Your task is to gather the lines below that hold the string "React".

<<<<

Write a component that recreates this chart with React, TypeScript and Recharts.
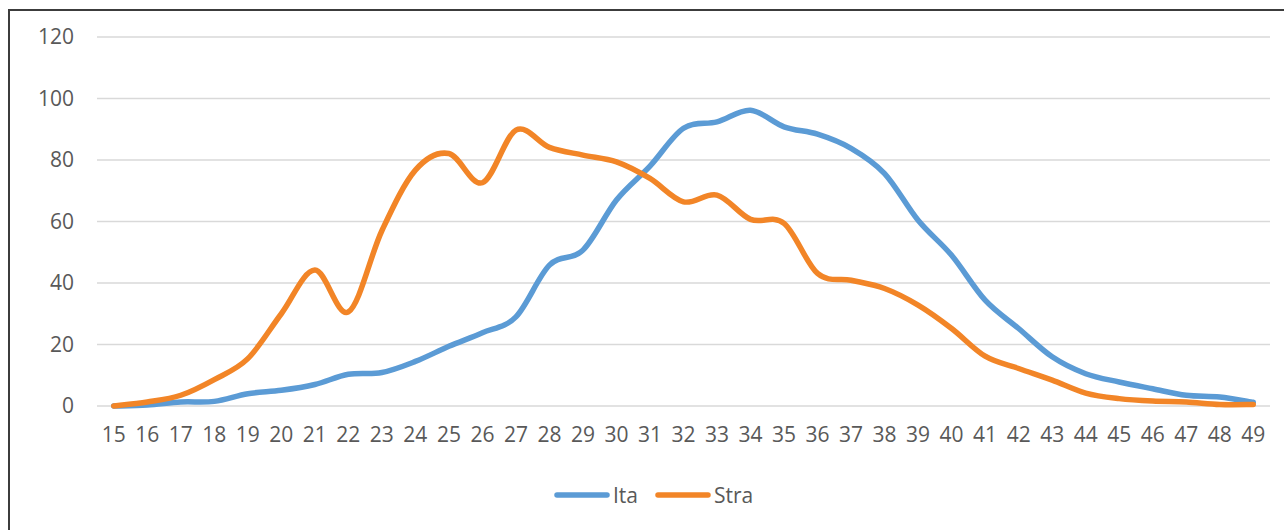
import { LineChart, Line, XAxis, YAxis, CartesianGrid, Legend } from 'recharts';

const AGES = ['15', '16', '17', '18', '19', '20', '21', '22', '23', '24', '25', '26', '27', '28', '29', '30', '31', '32', '33', '34', '35', '36', '37', '38', '39', '40', '41', '42', '43', '44', '45', '46', '47', '48', '49'];
const ITA = [0, 0.3, 1.3, 1.5, 4, 5.1, 7, 10.3, 10.9, 14.5, 19.4, 23.8, 29, 45.8, 50.7, 67, 78, 90.3, 92.4, 96.2, 90.8, 88.4, 83.8, 75.6, 60.4, 49, 34.4, 25.2, 16, 10.5, 7.8, 5.6, 3.5, 2.9, 1.2];
const STRA = [0, 1.3, 3.5, 8.6, 15.4, 30, 44.2, 30.6, 57, 76.7, 82.1, 72.6, 89.7, 84.1, 81.6, 79.4, 74, 66.4, 68.6, 60.7, 59.4, 43.1, 40.9, 38.2, 32.8, 25.2, 16.2, 12.2, 8.4, 4.2, 2.4, 1.6, 1.3, 0.5, 0.5];
const Y_TICKS = [0, 20, 40, 60, 80, 100, 120];

const SERIES = [
  { key: 'Ita', color: '#5B9BD5' },
  { key: 'Stra', color: '#F28527' },
];

const TEXT = '#595959';
const FONT = '"Open Sans", sans-serif';

const data = AGES.map((age, i) => ({ age, Ita: ITA[i], Stra: STRA[i] }));

// excel-like smoothing (catmull-rom as cubic bezier)
function excelSmooth(context: any) {
  let pts: number[][] = [];
  return {
    areaStart() {},
    areaEnd() {},
    lineStart() {
      pts = [];
    },
    point(x: number, y: number) {
      pts.push([+x, +y]);
    },
    lineEnd() {
      if (!pts.length) return;
      context.moveTo(pts[0][0], pts[0][1]);
      for (let i = 0; i < pts.length - 1; i++) {
        const p0 = pts[i - 1] || pts[i];
        const p1 = pts[i];
        const p2 = pts[i + 1];
        const p3 = pts[i + 2] || p2;
        context.bezierCurveTo(
          p1[0] + (p2[0] - p0[0]) / 6,
          p1[1] + (p2[1] - p0[1]) / 6,
          p2[0] - (p3[0] - p1[0]) / 6,
          p2[1] - (p3[1] - p1[1]) / 6,
          p2[0],
          p2[1],
        );
      }
    },
  };
}

function LegendContent() {
  return (
    <div style={{ display: 'flex', alignItems: 'center', fontFamily: FONT, fontSize: 21, color: TEXT }}>
      {SERIES.map((s, i) => (
        <div key={s.key} style={{ display: 'flex', alignItems: 'center', marginLeft: i ? 17 : 0 }}>
          <svg width={56} height={10}>
            <line x1={3} y1={5} x2={53} y2={5} stroke={s.color} strokeWidth={5.5} strokeLinecap="round" />
          </svg>
          <span style={{ marginLeft: 3, lineHeight: '24px' }}>{s.key}</span>
        </div>
      ))}
    </div>
  );
}

export default function App() {
  return (
    <div style={{ position: 'fixed', left: 0, top: 0, width: 1284, height: 530, overflow: 'hidden', background: '#fff' }}>
      <div style={{ position: 'absolute', left: 8, top: 9, width: 1400, height: 600, border: '2px solid #3c3c3c' }} />
      <div style={{ position: 'absolute', left: 0, top: 0 }}>
        <LineChart width={1284} height={530} data={data} margin={{ top: 37, right: 14, bottom: 94, left: 0 }} style={{ fontFamily: FONT }}>
          <CartesianGrid vertical={false} stroke="#d9d9d9" strokeWidth={1.5} />
          <XAxis
            dataKey="age"
            interval={0}
            padding={{ left: 16.75, right: 16.75 }}
            axisLine={false}
            tickLine={false}
            height={30}
            tickMargin={15}
            tick={{ fontSize: 21, fill: TEXT }}
          />
          <YAxis
            domain={[0, 120]}
            ticks={Y_TICKS}
            axisLine={false}
            tickLine={false}
            width={97}
            tickMargin={17}
            tick={{ fontSize: 21, fill: TEXT }}
          />
          <Legend
            verticalAlign="middle"
            layout="horizontal"
            align="center"
            content={<LegendContent />}
            wrapperStyle={{ top: 483, left: 554, width: 'auto' }}
          />
          {SERIES.map((s) => (
            <Line
              key={s.key}
              dataKey={s.key}
              type={excelSmooth as any}
              stroke={s.color}
              strokeWidth={5.5}
              strokeLinecap="round"
              strokeLinejoin="round"
              dot={false}
              activeDot={false}
              isAnimationActive={false}
            />
          ))}
        </LineChart>
      </div>
    </div>
  );
}
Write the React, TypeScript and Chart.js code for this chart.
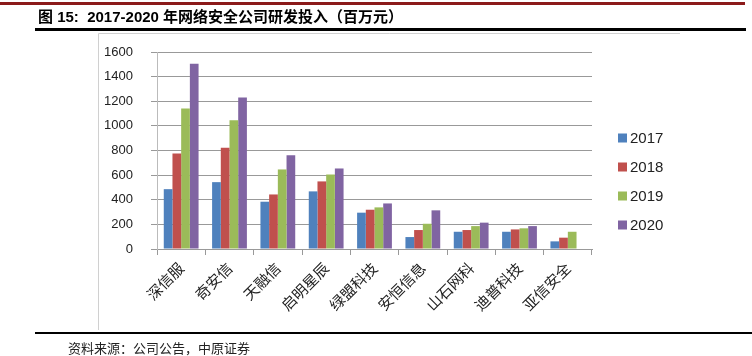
import React, { useEffect, useRef } from "react";
import { Chart, registerables } from "chart.js";

Chart.register(...registerables);

const categories = ["深信服", "奇安信", "天融信", "启明星辰", "绿盟科技", "安恒信息", "山石网科", "迪普科技", "亚信安全"];
const years = ["2017", "2018", "2019", "2020"];
const v2017 = [486, 543, 384, 468, 295, 97, 140, 140, 62];
const v2018 = [776, 822, 443, 549, 319, 154, 154, 159, 92];
const v2019 = [1141, 1046, 646, 605, 338, 205, 186, 168, 140];
const v2020 = [1505, 1230, 762, 654, 370, 314, 214, 186, null];
const seriesColors = ["#4F81BD", "#C0504D", "#9BBB59", "#8064A2"];
const yMin = 0;
const yMax = 1600;
const yStep = 200;
const titleText = "图 15:  2017-2020 年网络安全公司研发投入（百万元）";
const sourceText = "资料来源：公司公告，中原证券";

const W = 752;
const H = 356;

const decorPlugin = {
  id: "decor",
  beforeDraw(chart: any) {
    const ctx = chart.ctx;
    ctx.save();
    ctx.fillStyle = "#ffffff";
    ctx.fillRect(0, 0, W, H);
    ctx.restore();
  },
  afterDraw(chart: any) {
    const ctx = chart.ctx;
    ctx.save();
    // top red line
    ctx.fillStyle = "#8B1A1A";
    ctx.fillRect(0, 2, 745, 3);
    // title
    ctx.fillStyle = "#000";
    ctx.font = "bold 15px 'Liberation Sans', 'Noto Sans CJK SC', sans-serif";
    ctx.textBaseline = "middle";
    ctx.textAlign = "left";
    ctx.fillText(titleText, 38, 18);
    // black rule under title
    ctx.fillRect(35, 28, 711, 3);
    // chart frame (top/left)
    ctx.strokeStyle = "#d0d0d0";
    ctx.lineWidth = 1;
    ctx.beginPath();
    ctx.moveTo(98.5, 33.5);
    ctx.lineTo(680, 33.5);
    ctx.moveTo(98.5, 33.5);
    ctx.lineTo(98.5, 330);
    ctx.stroke();
    // bottom rule
    ctx.fillStyle = "#000";
    ctx.fillRect(35, 332, 717, 2);
    // source
    ctx.fillStyle = "#222";
    ctx.font = "13px 'Noto Sans CJK SC', sans-serif";
    ctx.textBaseline = "middle";
    ctx.fillText(sourceText, 68, 348);
    // legend
    const ys = [138, 167, 196, 225];
    chart.data.datasets.forEach((ds: any, i: number) => {
      ctx.fillStyle = ds.backgroundColor;
      ctx.fillRect(618, ys[i] - 4.5, 9, 9);
      ctx.fillStyle = "#222";
      ctx.font = "15px 'Liberation Sans', sans-serif";
      ctx.textBaseline = "middle";
      ctx.fillText(ds.label, 630, ys[i] + 1);
    });
    ctx.restore();
  },
};

export default function App() {
  const ref = useRef<HTMLCanvasElement | null>(null);
  useEffect(() => {
    document.body.style.margin = "0";
    const series = [v2017, v2018, v2019, v2020];
    const chart = new Chart(ref.current as HTMLCanvasElement, {
      type: "bar",
      data: {
        labels: categories,
        datasets: years.map((y, i) => ({
          label: y,
          data: series[i],
          backgroundColor: seriesColors[i],
          borderWidth: 0,
          categoryPercentage: 0.72,
          barPercentage: 1.0,
        })),
      },
      options: {
        animation: false,
        responsive: false,
        maintainAspectRatio: false,
        devicePixelRatio: 1,
        layout: { padding: { left: 98, right: 160, top: 52, bottom: 0 } },
        plugins: { legend: { display: false }, tooltip: { enabled: false }, title: { display: false } },
        scales: {
          x: {
            offset: true,
            grid: {
              offset: true,
              drawOnChartArea: false,
              drawTicks: true,
              tickLength: 6,
              color: "#999999",
            },
            border: { color: "#999999", width: 1 },
            ticks: {
              autoSkip: false,
              maxRotation: 45,
              minRotation: 45,
              padding: 4,
              color: "#222",
              font: { family: "'Noto Sans CJK SC', sans-serif", size: 15 },
            },
            afterFit(scale: any) {
              scale.height = 107;
            },
          },
          y: {
            min: yMin,
            max: yMax,
            ticks: {
              stepSize: yStep,
              padding: 18,
              color: "#222",
              font: { family: "'Liberation Sans', sans-serif", size: 13 },
              callback: (v: any) => String(v),
            },
            grid: { color: "#999999", tickLength: 6, lineWidth: 1 },
            border: { color: "#bbbbbb", width: 1 },
            afterFit(scale: any) {
              scale.width = 59;
            },
          },
        },
      },
      plugins: [decorPlugin],
    });
    return () => chart.destroy();
  }, []);
  return (
    <div style={{ width: W, height: H, position: "relative" }}>
      <canvas ref={ref} width={W} height={H} style={{ display: "block", width: W, height: H }} />
    </div>
  );
}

>>>>

* **Result for this task**:
Write a component that recreates this chart with React, TypeScript and Recharts.
Write the React, TypeScript and Chart.js code for this chart.
import React, { useEffect, useRef } from "react";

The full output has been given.